— Begin —

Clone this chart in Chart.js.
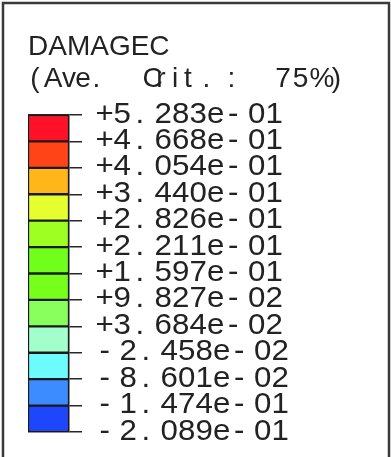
<!DOCTYPE html>
<html>
<head>
<meta charset="utf-8">
<script src="https://cdn.jsdelivr.net/npm/chart.js@4/dist/chart.umd.min.js"></script>
<style>
  html, body { margin: 0; padding: 0; background: #fff; }
  #wrap { width: 391px; height: 457px; position: relative; }
</style>
</head>
<body>
<div id="wrap"><canvas id="legend"></canvas></div>
<script>
// contour levels, bottom to top
const levels = [-0.2089, -0.1474, -0.08601, -0.02458, 0.03684, 0.09827, 0.1597,
                0.2211, 0.2826, 0.3440, 0.4054, 0.4668, 0.5283];
// one colour per band, bottom to top
const bandColors = ['#1e46ff', '#3c8cff', '#6cfcff', '#a2ffcc', '#88ff5c', '#76ff1a',
                    '#70ff1a', '#9eff22', '#e6ff2e', '#ffb618', '#ff4518', '#ff1228'];
const titleLines = ['DAMAGEC', '(Ave. Crit.: 75%)'];

// "+5.283e-01" style
function fmt(v) {
  let s = Math.abs(v).toExponential(3);
  let [m, e] = s.split('e');
  let ex = parseInt(e, 10);
  let es = (ex < 0 ? '-' : '+') + String(Math.abs(ex)).padStart(2, '0');
  return (v < 0 ? '-' : '+') + m + 'e' + es;
}

const FONT = '28px "Liberation Sans", Arial, sans-serif';
const TICK_FONT = '29.5px "Liberation Sans", Arial, sans-serif';
const INK = '#222';

// fixed pitch cells, narrow gap after '.' and '-'
function drawCells(ctx, str, x0, y) {
  const pitch = 17.5, gap = 6;
  let x = x0;
  for (const ch of str) {
    ctx.save();
    ctx.translate(x + pitch / 2, y);
    ctx.scale(1.06, 1);
    ctx.fillText(ch, 0, 0);
    ctx.restore();
    x += pitch;
    if (ch === '.' || ch === '-') x += gap;
  }
}

// second title line: centre of each glyph
const critPos = [35, 53, 69, 83, 96.5, 152.5, 161, 175, 188, 206.5, 231.5, 283, 300.5, 322, 336.5];

const legendText = {
  id: 'legendText',
  afterDraw(chart) {
    const ctx = chart.ctx;
    const y = chart.scales.y;
    ctx.save();
    // frame
    ctx.strokeStyle = '#3a3a3a';
    ctx.lineWidth = 2.5;
    ctx.beginPath();
    ctx.moveTo(3, 460);
    ctx.lineTo(3, 3);
    ctx.lineTo(389, 3);
    ctx.lineTo(389, 460);
    ctx.stroke();

    ctx.fillStyle = INK;
    ctx.font = FONT;
    ctx.textBaseline = 'alphabetic';
    ctx.textAlign = 'left';
    ctx.fillText(titleLines[0], 28, 55);

    ctx.textAlign = 'center';
    const chars = titleLines[1].replace(/ /g, '');
    for (let i = 0; i < chars.length; i++) {
      ctx.fillText(chars[i], critPos[i], 87);
    }

    ctx.font = TICK_FONT;
    levels.forEach(v => {
      const py = y.getPixelForValue(v);
      drawCells(ctx, fmt(v), 96, py + 7.5);
    });
    ctx.restore();
  }
};

const datasets = bandColors.map((c, i) => ({
  data: [[levels[i], levels[i + 1]]],
  backgroundColor: c,
  borderColor: '#1a1a1a',
  borderWidth: 1.5,
  borderSkipped: false,
  grouped: false,
  barPercentage: 1,
  categoryPercentage: 1
}));

new Chart(document.getElementById('legend'), {
  type: 'bar',
  data: { labels: [''], datasets: datasets },
  options: {
    responsive: true,
    maintainAspectRatio: false,
    animation: false,
    layout: { padding: { left: 28, top: 115, bottom: 25, right: 309 } },
    plugins: { legend: { display: false }, tooltip: { enabled: false } },
    scales: {
      x: { display: false },
      y: {
        position: 'right',
        min: levels[0],
        max: levels[levels.length - 1],
        afterBuildTicks: s => { s.ticks = levels.map(v => ({ value: v })); },
        ticks: { display: false },
        grid: { color: '#262626', lineWidth: 1.5, tickLength: 13, drawOnChartArea: true },
        border: { display: true, color: '#1a1a1a', width: 1.5 }
      }
    }
  },
  plugins: [legendText]
});
</script>
</body>
</html>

— End —

- WHAT TO DO: Leave out all pictures, then copy the remaining material exactly.

- CORRECT RESPONSE:
Clone this chart in Chart.js.
<!DOCTYPE html>
<html>
<head>
<meta charset="utf-8">
<script src="https://cdn.jsdelivr.net/npm/chart.js@4/dist/chart.umd.min.js"></script>
<style>
  html, body { margin: 0; padding: 0; background: #fff; }
  #wrap { width: 391px; height: 457px; position: relative; }
</style>
</head>
<body>
<div id="wrap"><canvas id="legend"></canvas></div>
<script>
// contour levels, bottom to top
const levels = [-0.2089, -0.1474, -0.08601, -0.02458, 0.03684, 0.09827, 0.1597,
                0.2211, 0.2826, 0.3440, 0.4054, 0.4668, 0.5283];
// one colour per band, bottom to top
const bandColors = ['#1e46ff', '#3c8cff', '#6cfcff', '#a2ffcc', '#88ff5c', '#76ff1a',
                    '#70ff1a', '#9eff22', '#e6ff2e', '#ffb618', '#ff4518', '#ff1228'];
const titleLines = ['DAMAGEC', '(Ave. Crit.: 75%)'];

// "+5.283e-01" style
function fmt(v) {
  let s = Math.abs(v).toExponential(3);
  let [m, e] = s.split('e');
  let ex = parseInt(e, 10);
  let es = (ex < 0 ? '-' : '+') + String(Math.abs(ex)).padStart(2, '0');
  return (v < 0 ? '-' : '+') + m + 'e' + es;
}

const FONT = '28px "Liberation Sans", Arial, sans-serif';
const TICK_FONT = '29.5px "Liberation Sans", Arial, sans-serif';
const INK = '#222';

// fixed pitch cells, narrow gap after '.' and '-'
function drawCells(ctx, str, x0, y) {
  const pitch = 17.5, gap = 6;
  let x = x0;
  for (const ch of str) {
    ctx.save();
    ctx.translate(x + pitch / 2, y);
    ctx.scale(1.06, 1);
    ctx.fillText(ch, 0, 0);
    ctx.restore();
    x += pitch;
    if (ch === '.' || ch === '-') x += gap;
  }
}

// second title line: centre of each glyph
const critPos = [35, 53, 69, 83, 96.5, 152.5, 161, 175, 188, 206.5, 231.5, 283, 300.5, 322, 336.5];

const legendText = {
  id: 'legendText',
  afterDraw(chart) {
    const ctx = chart.ctx;
    const y = chart.scales.y;
    ctx.save();
    // frame
    ctx.strokeStyle = '#3a3a3a';
    ctx.lineWidth = 2.5;
    ctx.beginPath();
    ctx.moveTo(3, 460);
    ctx.lineTo(3, 3);
    ctx.lineTo(389, 3);
    ctx.lineTo(389, 460);
    ctx.stroke();

    ctx.fillStyle = INK;
    ctx.font = FONT;
    ctx.textBaseline = 'alphabetic';
    ctx.textAlign = 'left';
    ctx.fillText(titleLines[0], 28, 55);

    ctx.textAlign = 'center';
    const chars = titleLines[1].replace(/ /g, '');
    for (let i = 0; i < chars.length; i++) {
      ctx.fillText(chars[i], critPos[i], 87);
    }

    ctx.font = TICK_FONT;
    levels.forEach(v => {
      const py = y.getPixelForValue(v);
      drawCells(ctx, fmt(v), 96, py + 7.5);
    });
    ctx.restore();
  }
};

const datasets = bandColors.map((c, i) => ({
  data: [[levels[i], levels[i + 1]]],
  backgroundColor: c,
  borderColor: '#1a1a1a',
  borderWidth: 1.5,
  borderSkipped: false,
  grouped: false,
  barPercentage: 1,
  categoryPercentage: 1
}));

new Chart(document.getElementById('legend'), {
  type: 'bar',
  data: { labels: [''], datasets: datasets },
  options: {
    responsive: true,
    maintainAspectRatio: false,
    animation: false,
    layout: { padding: { left: 28, top: 115, bottom: 25, right: 309 } },
    plugins: { legend: { display: false }, tooltip: { enabled: false } },
    scales: {
      x: { display: false },
      y: {
        position: 'right',
        min: levels[0],
        max: levels[levels.length - 1],
        afterBuildTicks: s => { s.ticks = levels.map(v => ({ value: v })); },
        ticks: { display: false },
        grid: { color: '#262626', lineWidth: 1.5, tickLength: 13, drawOnChartArea: true },
        border: { display: true, color: '#1a1a1a', width: 1.5 }
      }
    }
  },
  plugins: [legendText]
});
</script>
</body>
</html>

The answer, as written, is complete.